Child Loss:

For those seeking survival and joy after child loss.

Monday, February 1, 2016

Sensitivity to Loss



One thing I have learned about the mourning monster is new loss tends to feed it.  Once you have lost someone close to you, a new loss tends to bring back other losses.  For instance, we have a lot of pets at my house.  We recently lost a python and nearly lost another because they refused to eat, no matter what we did.  I think we've saved the second through force feeding and increased care, but it's been a lot of work and stress.  On top of that, the pregnant cat we took in so she could have her babies in the safety of a warm home seems to have either reabsorbed or miscarried and eaten her babies.  She went from pregnant to not pregnant with no apparent babies or signs of nursing to show for it.  Not finding the babies wouldn't be much of a surprise, but she ought to show signs of feeding the babies if they exist.



I have discovered something about myself.  When I was a child, my attachment to cats sprang from a mother who did not know how to be involved in my life or to actually parent.  She was a stay-at-home mom, but none of her seven kids can reasonably say what she did with her time because none of us remembers much time with her.  And it's not that she evenly split her time seven ways because then we'd remember frequent short periods of togetherness.  No, lacking knowledge how to turn the word mother into a verb, she didn't.  So I grew attached to cats.  They gave me the love I craved in a mother.



Now that I have had at least 14 miscarriages, 15 baby deaths in a row and have given up on having babies, I can clearly see my house full of pets is roughly the same thing.  I can't just run out and buy a baby, but I can run out and buy a guinea pig or a dog or a snake.  That's the charm of country living.  I have two older children, but there's an empty space left where I yearn for babies, someone to take care of and love.  So for a while, I filled my place with dogs, cats, fish, bunnies, chickens, goats, rats, guinea pigs, lizards, snakes, hamsters... just about any kind of pet you can reasonably keep under normal circumstances.  I justified it by saying my kids love animals.  Now that I've realized baby replacement is what I'm doing, I'm cutting back on the animals.  Their constant care became too much for us.  So I've sold off or given away any pet that we don't really and truly love.  We're down to several cats, two dogs, the remaining chickens, and two lizards.  And I'm not replacing any.
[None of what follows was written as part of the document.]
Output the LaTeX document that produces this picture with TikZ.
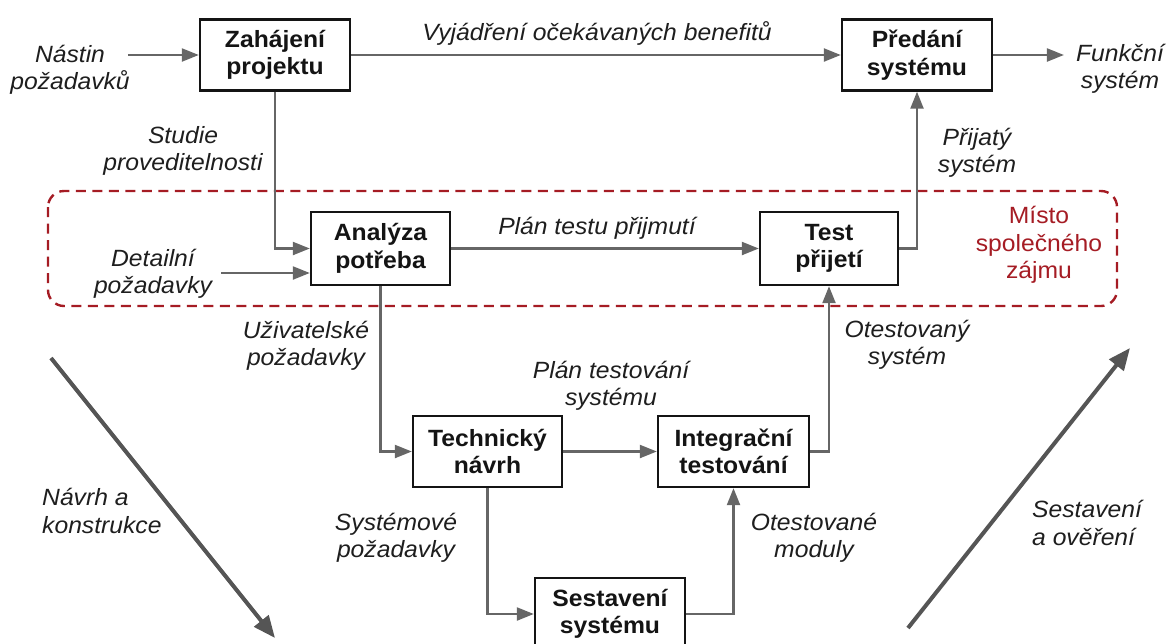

Now that we're down to the animals that we truly love, a loss becomes much harder because it means the loss of a family member.  Now, animal loss, even the loss of an animal with which I've had a bond, has nowhere near the impact that baby loss has on me.  I am sad but not utterly depressed.  However, any loss brings back feelings of sadness, brings back a piece of the big, painful iceberg of loss under the surface.  As with child loss, I still press myself on animal loss, wondering what I could have done differently, blaming myself whether it was my fault or not.  This is part of why I've had to cut back on animals: because I don't like loss in all its varieties.  Too many flashbacks.  I imagine I'm not alone in this.

And now, this cat pregnancy loss is really getting to me.  I didn't want nor seek another batch of kittens.  But now they're gone, I'm really sad about it.  It just hits too close to home, feels too familiar.  How do you avoid mourning and pain?  Just don't love.  But for someone like me, I find I just can't do that.  So I'm left with the struggle and looking for a way to move on. In other words, back to business as usual.